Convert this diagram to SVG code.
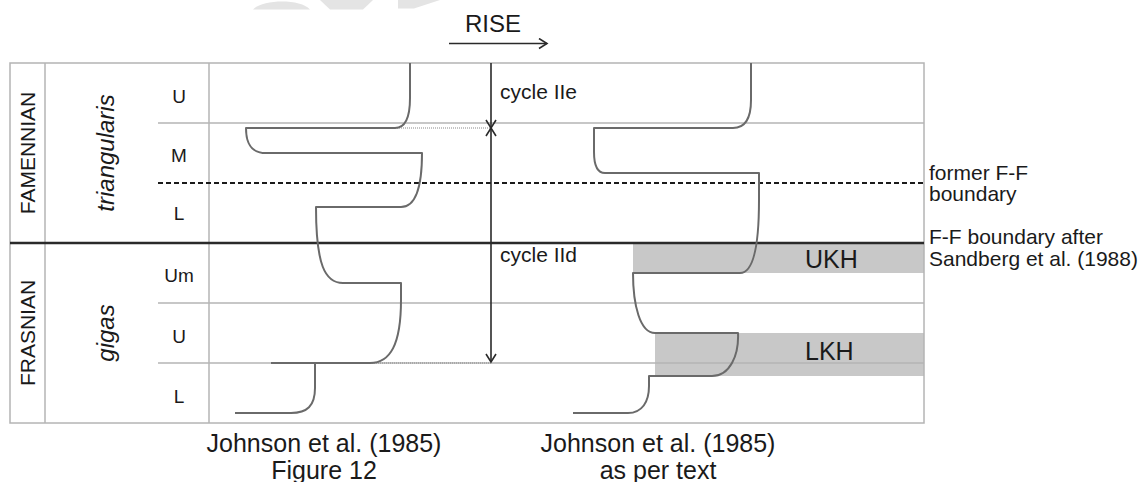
<svg xmlns="http://www.w3.org/2000/svg" width="1142" height="482" viewBox="0 0 1142 482">
<style>
text{font-family:"Liberation Sans",Arial,sans-serif;fill:#1a1a1a}
.grid{stroke:#b4b4b4;stroke-width:1.5;fill:none}
.thick{stroke:#2a2a2a;stroke-width:2.5;fill:none}
.dash{stroke:#1a1a1a;stroke-width:2;stroke-dasharray:5,3;fill:none}
.dot{stroke:#8a8a8a;stroke-width:1.2;stroke-dasharray:1,1;fill:none}
.curve{stroke:#6a6a6a;stroke-width:2;fill:none;stroke-linejoin:round}
.arr{stroke:#2a2a2a;stroke-width:1.6;fill:none}
.band{fill:#c8c8c8}
.stage{font-size:19px;text-anchor:middle}
.rot{font-size:21px;text-anchor:middle}
.zone{font-size:24px;font-style:italic;text-anchor:middle}
.lbl{font-size:21px}
.cap{font-size:25px;text-anchor:middle}
</style>
<defs>
<marker id="chev" viewBox="0 0 12 12" refX="10" refY="6" markerWidth="12" markerHeight="12" markerUnits="userSpaceOnUse" orient="auto-start-reverse">
<path d="M2,1 L10,6 L2,11" fill="none" stroke="#2a2a2a" stroke-width="1.6"/>
</marker>
</defs>
<g id="watermark" fill="#e4e4e4">
<path d="M253,9.5 C258,4 270,1.5 282,1.5 C294,1.5 305,4 310,9.5 Z"/>
<path d="M320,0 L373,0 L363,9.5 L330,9.5 Z"/>
<path d="M398,0 L440,0 L414,8.5 L398,8.5 Z"/>
</g>
<g id="bands">
<rect id="UKH-band" class="band" x="633" y="244" width="291" height="29"/>
<rect id="LKH-band" class="band" x="655" y="333" width="269" height="43"/>
</g>
<g id="grid">
<rect class="grid" x="10" y="63" width="914" height="360"/>
<line class="grid" x1="45" y1="63" x2="45" y2="423"/>
<line class="grid" x1="209" y1="63" x2="209" y2="423" stroke="#a0a0a0"/>
<line class="grid" x1="158" y1="123" x2="924" y2="123"/>
<line class="grid" x1="158" y1="303" x2="924" y2="303"/>
<line class="grid" x1="158" y1="363" x2="924" y2="363"/>
<line class="dash" x1="158" y1="183" x2="924" y2="183"/>
<line class="thick" x1="10" y1="243" x2="924" y2="243"/>
</g>
<g id="connectors">
<line class="dot" x1="395" y1="128" x2="491" y2="128"/>
<line class="dot" x1="370" y1="363" x2="491" y2="363"/>
<line id="rise-arrow" class="arr" x1="449" y1="43.5" x2="547" y2="43.5" marker-end="url(#chev)"/>
<line id="cycle-IIe-arrow" class="arr" x1="491" y1="63" x2="491" y2="128" marker-end="url(#chev)"/>
<line id="cycle-IId-arrow" class="arr" x1="491" y1="128" x2="491" y2="362" marker-start="url(#chev)" marker-end="url(#chev)"/>
</g>
<g id="curve-fig12">
<path class="curve" d="M410,63 V98 C410,118 405,128 395,128 H246 C246,145 252,153 266,153 H422 C422,185 416,207 401,207 H316 C316,265 325,283 343,283 H401 V300 C401,345 390,363 370,363 H271"/>
<path class="curve" d="M315,363 V388 C315,406 307,413 291,413 H235"/>
</g>
<g id="curve-text">
<path class="curve" d="M751,63 V100 C751,118 745,128 733,128 H594 V152 C594,166 598,173 605,173 H759 V200 C759,245 754,273 740,273 H633 C633,305 640,333 655,333 H738 C739,355 730,376 712,376 H649 V386 C649,402 642,413 628,413 H573"/>
</g>
<g id="stage-labels">
<text class="rot" transform="translate(35,153) rotate(-90)">FAMENNIAN</text>
<text class="rot" transform="translate(35,333) rotate(-90)">FRASNIAN</text>
<text class="zone" transform="translate(114,153) rotate(-90)">triangularis</text>
<text class="zone" transform="translate(114,333) rotate(-90)">gigas</text>
<text class="stage" x="179" y="103">U</text>
<text class="stage" x="179" y="162">M</text>
<text class="stage" x="179" y="220">L</text>
<text class="stage" x="179" y="282">Um</text>
<text class="stage" x="179" y="343">U</text>
<text class="stage" x="179" y="403">L</text>
</g>
<g id="labels">
<text x="465" y="32" style="font-size:24px">RISE</text>
<text class="lbl" x="500" y="99">cycle IIe</text>
<text class="lbl" x="500" y="262">cycle IId</text>
<text x="805" y="268" style="font-size:25px">UKH</text>
<text x="805" y="360" style="font-size:25px">LKH</text>
<text class="lbl" x="929" y="180">former F-F</text>
<text class="lbl" x="929" y="201">boundary</text>
<text class="lbl" x="929" y="244">F-F boundary after</text>
<text class="lbl" x="929" y="266">Sandberg et al. (1988)</text>
<text class="cap" x="324" y="452">Johnson et al. (1985)</text>
<text class="cap" x="324" y="479">Figure 12</text>
<text class="cap" x="658" y="452">Johnson et al. (1985)</text>
<text class="cap" x="658" y="479">as per text</text>
</g>
</svg>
- - -
## Your instructions:
Extract the full listing exactly, with the pictures left out.

## Answer to this problem:
Convert this diagram to SVG code.
<svg xmlns="http://www.w3.org/2000/svg" width="1142" height="482" viewBox="0 0 1142 482">
<style>
text{font-family:"Liberation Sans",Arial,sans-serif;fill:#1a1a1a}
.grid{stroke:#b4b4b4;stroke-width:1.5;fill:none}
.thick{stroke:#2a2a2a;stroke-width:2.5;fill:none}
.dash{stroke:#1a1a1a;stroke-width:2;stroke-dasharray:5,3;fill:none}
.dot{stroke:#8a8a8a;stroke-width:1.2;stroke-dasharray:1,1;fill:none}
.curve{stroke:#6a6a6a;stroke-width:2;fill:none;stroke-linejoin:round}
.arr{stroke:#2a2a2a;stroke-width:1.6;fill:none}
.band{fill:#c8c8c8}
.stage{font-size:19px;text-anchor:middle}
.rot{font-size:21px;text-anchor:middle}
.zone{font-size:24px;font-style:italic;text-anchor:middle}
.lbl{font-size:21px}
.cap{font-size:25px;text-anchor:middle}
</style>
<defs>
<marker id="chev" viewBox="0 0 12 12" refX="10" refY="6" markerWidth="12" markerHeight="12" markerUnits="userSpaceOnUse" orient="auto-start-reverse">
<path d="M2,1 L10,6 L2,11" fill="none" stroke="#2a2a2a" stroke-width="1.6"/>
</marker>
</defs>
<g id="watermark" fill="#e4e4e4">
<path d="M253,9.5 C258,4 270,1.5 282,1.5 C294,1.5 305,4 310,9.5 Z"/>
<path d="M320,0 L373,0 L363,9.5 L330,9.5 Z"/>
<path d="M398,0 L440,0 L414,8.5 L398,8.5 Z"/>
</g>
<g id="bands">
<rect id="UKH-band" class="band" x="633" y="244" width="291" height="29"/>
<rect id="LKH-band" class="band" x="655" y="333" width="269" height="43"/>
</g>
<g id="grid">
<rect class="grid" x="10" y="63" width="914" height="360"/>
<line class="grid" x1="45" y1="63" x2="45" y2="423"/>
<line class="grid" x1="209" y1="63" x2="209" y2="423" stroke="#a0a0a0"/>
<line class="grid" x1="158" y1="123" x2="924" y2="123"/>
<line class="grid" x1="158" y1="303" x2="924" y2="303"/>
<line class="grid" x1="158" y1="363" x2="924" y2="363"/>
<line class="dash" x1="158" y1="183" x2="924" y2="183"/>
<line class="thick" x1="10" y1="243" x2="924" y2="243"/>
</g>
<g id="connectors">
<line class="dot" x1="395" y1="128" x2="491" y2="128"/>
<line class="dot" x1="370" y1="363" x2="491" y2="363"/>
<line id="rise-arrow" class="arr" x1="449" y1="43.5" x2="547" y2="43.5" marker-end="url(#chev)"/>
<line id="cycle-IIe-arrow" class="arr" x1="491" y1="63" x2="491" y2="128" marker-end="url(#chev)"/>
<line id="cycle-IId-arrow" class="arr" x1="491" y1="128" x2="491" y2="362" marker-start="url(#chev)" marker-end="url(#chev)"/>
</g>
<g id="curve-fig12">
<path class="curve" d="M410,63 V98 C410,118 405,128 395,128 H246 C246,145 252,153 266,153 H422 C422,185 416,207 401,207 H316 C316,265 325,283 343,283 H401 V300 C401,345 390,363 370,363 H271"/>
<path class="curve" d="M315,363 V388 C315,406 307,413 291,413 H235"/>
</g>
<g id="curve-text">
<path class="curve" d="M751,63 V100 C751,118 745,128 733,128 H594 V152 C594,166 598,173 605,173 H759 V200 C759,245 754,273 740,273 H633 C633,305 640,333 655,333 H738 C739,355 730,376 712,376 H649 V386 C649,402 642,413 628,413 H573"/>
</g>
<g id="stage-labels">
<text class="rot" transform="translate(35,153) rotate(-90)">FAMENNIAN</text>
<text class="rot" transform="translate(35,333) rotate(-90)">FRASNIAN</text>
<text class="zone" transform="translate(114,153) rotate(-90)">triangularis</text>
<text class="zone" transform="translate(114,333) rotate(-90)">gigas</text>
<text class="stage" x="179" y="103">U</text>
<text class="stage" x="179" y="162">M</text>
<text class="stage" x="179" y="220">L</text>
<text class="stage" x="179" y="282">Um</text>
<text class="stage" x="179" y="343">U</text>
<text class="stage" x="179" y="403">L</text>
</g>
<g id="labels">
<text x="465" y="32" style="font-size:24px">RISE</text>
<text class="lbl" x="500" y="99">cycle IIe</text>
<text class="lbl" x="500" y="262">cycle IId</text>
<text x="805" y="268" style="font-size:25px">UKH</text>
<text x="805" y="360" style="font-size:25px">LKH</text>
<text class="lbl" x="929" y="180">former F-F</text>
<text class="lbl" x="929" y="201">boundary</text>
<text class="lbl" x="929" y="244">F-F boundary after</text>
<text class="lbl" x="929" y="266">Sandberg et al. (1988)</text>
<text class="cap" x="324" y="452">Johnson et al. (1985)</text>
<text class="cap" x="324" y="479">Figure 12</text>
<text class="cap" x="658" y="452">Johnson et al. (1985)</text>
<text class="cap" x="658" y="479">as per text</text>
</g>
</svg>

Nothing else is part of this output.